■ WRITTEN TASK
Take the lines from the beginning of the material through the line containing "linear_avx2, binary_lazy, binary_eager]" and retype them exactly, leaving the pictures out.

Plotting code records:
------------------------------

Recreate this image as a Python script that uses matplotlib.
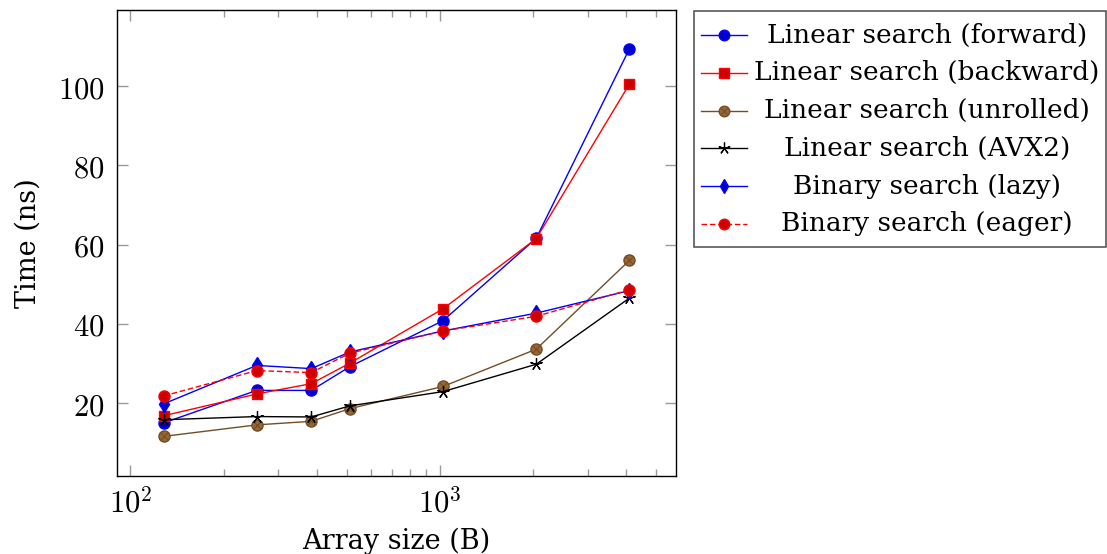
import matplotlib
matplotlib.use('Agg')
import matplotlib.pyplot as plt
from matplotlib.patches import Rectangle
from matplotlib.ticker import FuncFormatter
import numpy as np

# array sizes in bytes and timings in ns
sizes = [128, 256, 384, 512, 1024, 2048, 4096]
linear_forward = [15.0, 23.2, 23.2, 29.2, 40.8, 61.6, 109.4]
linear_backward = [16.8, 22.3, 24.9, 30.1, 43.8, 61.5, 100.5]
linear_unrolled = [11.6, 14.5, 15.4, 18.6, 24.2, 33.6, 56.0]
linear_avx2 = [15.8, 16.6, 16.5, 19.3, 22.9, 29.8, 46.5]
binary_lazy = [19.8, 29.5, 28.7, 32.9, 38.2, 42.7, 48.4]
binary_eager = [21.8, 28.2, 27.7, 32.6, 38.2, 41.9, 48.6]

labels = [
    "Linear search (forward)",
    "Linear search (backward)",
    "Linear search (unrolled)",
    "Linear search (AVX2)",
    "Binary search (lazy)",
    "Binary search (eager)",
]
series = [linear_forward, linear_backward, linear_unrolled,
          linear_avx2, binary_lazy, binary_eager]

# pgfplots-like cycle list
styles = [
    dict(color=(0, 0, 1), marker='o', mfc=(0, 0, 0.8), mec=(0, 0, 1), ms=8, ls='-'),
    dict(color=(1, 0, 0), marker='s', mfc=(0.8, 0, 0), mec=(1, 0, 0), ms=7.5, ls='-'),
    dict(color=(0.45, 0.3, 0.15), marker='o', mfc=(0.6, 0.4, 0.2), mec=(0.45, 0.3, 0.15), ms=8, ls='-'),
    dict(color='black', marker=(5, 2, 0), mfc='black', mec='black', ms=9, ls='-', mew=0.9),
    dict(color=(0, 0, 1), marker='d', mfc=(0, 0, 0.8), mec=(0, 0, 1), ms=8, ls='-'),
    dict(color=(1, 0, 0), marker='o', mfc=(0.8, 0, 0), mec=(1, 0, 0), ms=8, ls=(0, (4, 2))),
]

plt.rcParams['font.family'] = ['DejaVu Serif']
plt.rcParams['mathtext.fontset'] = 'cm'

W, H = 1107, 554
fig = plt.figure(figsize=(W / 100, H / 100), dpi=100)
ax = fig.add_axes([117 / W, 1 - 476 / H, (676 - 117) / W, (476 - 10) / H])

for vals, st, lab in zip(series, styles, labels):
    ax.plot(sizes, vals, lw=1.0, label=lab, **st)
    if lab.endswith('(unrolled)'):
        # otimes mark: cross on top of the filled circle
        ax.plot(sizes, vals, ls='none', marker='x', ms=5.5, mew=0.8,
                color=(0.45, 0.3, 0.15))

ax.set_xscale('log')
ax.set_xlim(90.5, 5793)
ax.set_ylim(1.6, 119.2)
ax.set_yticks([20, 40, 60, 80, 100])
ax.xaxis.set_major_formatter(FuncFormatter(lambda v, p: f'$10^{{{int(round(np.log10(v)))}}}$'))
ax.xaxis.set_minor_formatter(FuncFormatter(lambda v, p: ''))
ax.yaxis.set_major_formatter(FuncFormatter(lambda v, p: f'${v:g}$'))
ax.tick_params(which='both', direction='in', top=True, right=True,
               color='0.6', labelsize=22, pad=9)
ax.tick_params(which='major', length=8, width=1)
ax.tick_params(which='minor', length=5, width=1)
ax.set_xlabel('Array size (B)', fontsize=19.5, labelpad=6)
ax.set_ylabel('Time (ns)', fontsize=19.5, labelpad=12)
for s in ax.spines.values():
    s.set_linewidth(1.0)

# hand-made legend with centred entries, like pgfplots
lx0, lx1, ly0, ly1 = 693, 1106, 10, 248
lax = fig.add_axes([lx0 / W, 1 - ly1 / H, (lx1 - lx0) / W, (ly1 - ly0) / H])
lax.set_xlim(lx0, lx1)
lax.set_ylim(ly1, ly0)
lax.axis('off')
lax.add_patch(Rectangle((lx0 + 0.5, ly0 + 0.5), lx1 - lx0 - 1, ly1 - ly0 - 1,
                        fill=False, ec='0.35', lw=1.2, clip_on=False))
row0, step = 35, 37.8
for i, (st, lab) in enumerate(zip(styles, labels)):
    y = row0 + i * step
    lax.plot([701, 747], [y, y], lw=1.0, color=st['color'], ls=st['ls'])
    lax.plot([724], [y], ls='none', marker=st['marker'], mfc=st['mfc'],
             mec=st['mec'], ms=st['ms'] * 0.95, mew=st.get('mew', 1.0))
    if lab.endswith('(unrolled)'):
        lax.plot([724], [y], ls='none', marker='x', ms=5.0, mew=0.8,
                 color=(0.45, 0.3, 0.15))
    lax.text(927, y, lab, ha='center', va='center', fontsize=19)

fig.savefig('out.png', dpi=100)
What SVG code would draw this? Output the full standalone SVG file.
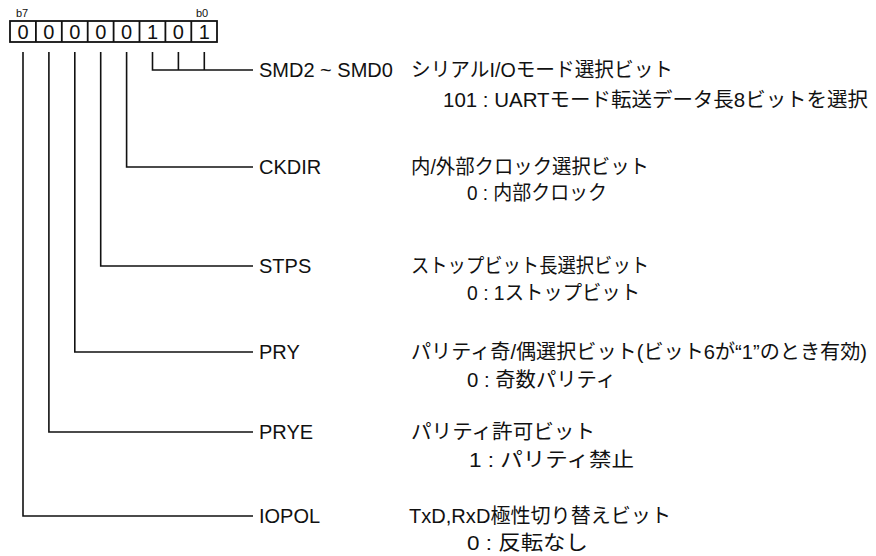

------------------------------

■ RESULT FOR THIS EXERCISE
Recreate this image as a Python script that uses matplotlib.
import matplotlib
matplotlib.use('Agg')
import matplotlib.pyplot as plt
from matplotlib.patches import Rectangle
from matplotlib.ticker import FuncFormatter
import numpy as np

# array sizes in bytes and timings in ns
sizes = [128, 256, 384, 512, 1024, 2048, 4096]
linear_forward = [15.0, 23.2, 23.2, 29.2, 40.8, 61.6, 109.4]
linear_backward = [16.8, 22.3, 24.9, 30.1, 43.8, 61.5, 100.5]
linear_unrolled = [11.6, 14.5, 15.4, 18.6, 24.2, 33.6, 56.0]
linear_avx2 = [15.8, 16.6, 16.5, 19.3, 22.9, 29.8, 46.5]
binary_lazy = [19.8, 29.5, 28.7, 32.9, 38.2, 42.7, 48.4]
binary_eager = [21.8, 28.2, 27.7, 32.6, 38.2, 41.9, 48.6]

labels = [
    "Linear search (forward)",
    "Linear search (backward)",
    "Linear search (unrolled)",
    "Linear search (AVX2)",
    "Binary search (lazy)",
    "Binary search (eager)",
]
series = [linear_forward, linear_backward, linear_unrolled,
          linear_avx2, binary_lazy, binary_eager]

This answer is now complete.